I suppose it's possible to point to that chart and say the 11-12 year span of building far less than population growth which ended in about 2017 is to blame for the 46% rise in the price of the median home between 1Q2020 and 4Q2022. However the dates don't line up.
Fair questions include: "Why didn't we have double-digit price increases eight or ten years ago, at the time the alleged supply deficit was at its peak?" and "Why didn't we have double-digit annual price increases in the 1990s when an even bigger gap in housing starts versus population growth was occurring?" Supply and demand explanations lose credibility when we talk about price movements occurring a decade or multiple decades after an imbalance. The logic of real estate price increases being only explainable by supply reductions and/or demand increases does not account for factors such as interest rates, mortgage standards, minimum down payments, investment manias, or helicopter money.
Other fair questions are: "Were housing prices affected by the fact that thousands of dollars per person in stimulus payments started in 2Q2020, at the exact time when the housing price growth rate increased dramatically?" or "If we assume the GFC was caused by an oversupply of houses (the blue line being close to the red between 2002 and 2006), then aren't we saying any housing shortage from the similarly under-built 1990s was erased and far surpassed by just a couple years of building near but well below population growth? By extension isn't starts actually surpassing the population growth trend in 2020-2022 (blue line above red line in those years) expected to erase any alleged shortage from the 20-teens?"
In summary, the data suggest
to me we may have been underbuilding between 2006 and 2017, but that we may have been overbuilding actually (!) for at least several years to an extent which in the past led to an alleged oversupply issue. I say alleged because I'm old enough to remember talk about the world running out of houses in 2005-2006 too, when in fact a price drop was around the corner!

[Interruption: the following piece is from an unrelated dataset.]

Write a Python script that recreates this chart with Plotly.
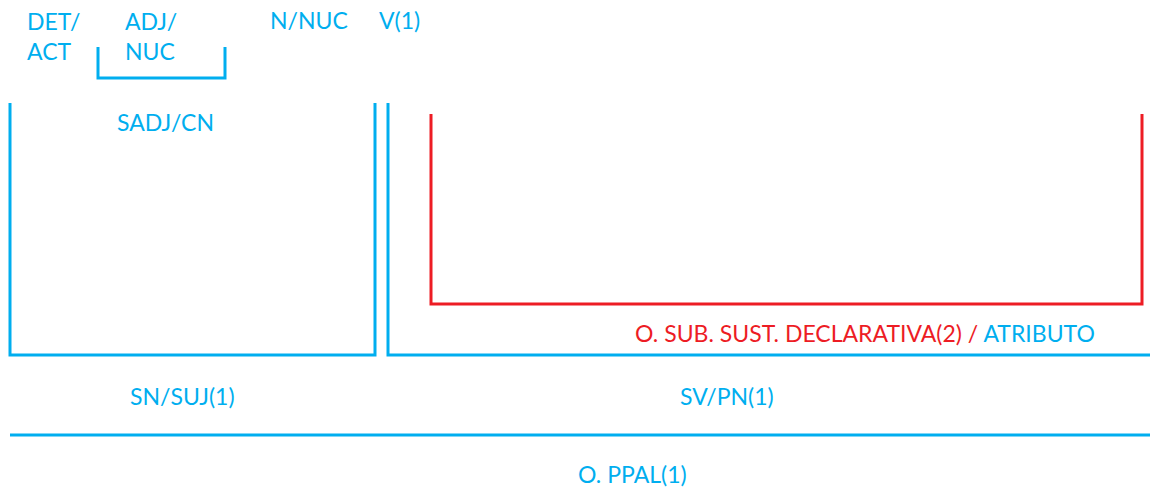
import plotly.graph_objects as go

BLUE = "#00AEEF"
RED = "#ED1C24"
FONT = "Lato"

# Word labels (top row)
word_labels = ["DET/<br>ACT", "ADJ/<br>NUC", "N/NUC", "V(1)"]
word_x = [25, 123, 268, 377]
word_y = [36, 36, 20, 20]

# Constituent brackets: left x, right x, top y, bottom y, colour, closed on the right
bracket_x0 = [98, 10, 388, 431]
bracket_x1 = [225, 375, 1150, 1142]
bracket_top = [47, 103, 103, 114]
bracket_bottom = [78, 355, 355, 304]
bracket_color = [BLUE, BLUE, BLUE, RED]
bracket_right_side = [True, True, False, True]

# Constituent labels
const_labels = ["SADJ/CN", "SN/SUJ(1)", "SV/PN(1)", "O. PPAL(1)"]
const_x = [165, 182, 727, 632]
const_y = [122, 396, 396, 474]

sub_label_red = "O. SUB. SUST. DECLARATIVA(2) /"
sub_label_blue = "ATRIBUTO"

# Main clause line
main_line_x = [10, 1150]
main_line_y = 435

fig = go.Figure()
fig.add_trace(go.Scatter(x=[0, 1150], y=[0, 492], mode="markers",
                         marker=dict(opacity=0), hoverinfo="skip", showlegend=False))

for x0, x1, yt, yb, c, rs in zip(bracket_x0, bracket_x1, bracket_top, bracket_bottom,
                                  bracket_color, bracket_right_side):
    path = f"M {x0},{yt} L {x0},{yb} L {x1},{yb}"
    if rs:
        path += f" L {x1},{yt}"
    fig.add_shape(type="path", path=path, xref="x", yref="y",
                  line=dict(color=c, width=3))

fig.add_shape(type="line", x0=main_line_x[0], x1=main_line_x[1], y0=main_line_y, y1=main_line_y,
              xref="x", yref="y", line=dict(color=BLUE, width=3))

for t, x, y in zip(word_labels, word_x, word_y):
    fig.add_annotation(x=x, y=y, text=t, showarrow=False, xanchor="left", yanchor="middle",
                       align="left", font=dict(family=FONT, size=23, color=BLUE))

for t, x, y in zip(const_labels, const_x, const_y):
    fig.add_annotation(x=x, y=y, text=t, showarrow=False, xanchor="center", yanchor="middle",
                       font=dict(family=FONT, size=23, color=BLUE))

fig.add_annotation(x=865, y=333,
                   text=f"<span style='color:{RED}'>{sub_label_red}</span> {sub_label_blue}",
                   showarrow=False, xanchor="center", yanchor="middle",
                   font=dict(family=FONT, size=23, color=BLUE))

fig.update_layout(width=1150, height=492, margin=dict(l=0, r=0, t=0, b=0),
                  paper_bgcolor="white", plot_bgcolor="white",
                  xaxis=dict(range=[0, 1150], visible=False, fixedrange=True),
                  yaxis=dict(range=[492, 0], visible=False, fixedrange=True),
                  showlegend=False)

fig.write_html("out.html", config={"displayModeBar": False},
               post_script="document.body.style.margin='0';document.body.style.overflow='hidden';")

Remember, the blue line (starts) is probably sustainable well below the red line (population growth) because more than one person lives in the average housing unit. Destruction of housing units is a factor requiring new starts just to maintain balance, but in the GFC we endured a housing correction shortly after starts came within +600k of population growth. In January 2022, that spread was roughly -410k.
We know the following:
-National median home prices increased 46% in just 2.75 years, when usually they just track inflation.
-The price growth rate increased immediately and dramatically upon public receipt of stimulus checks.
-National median home prices then declined over 13% in the first 2 quarters of 2023, shortly after the end of stimulus checks and as mortgage rates exceeded 6%.
-Housing starts have been exceeding population growth since probably about July 2020. That has only ever happened for about 20 months in the early 1970s and one month in 1984.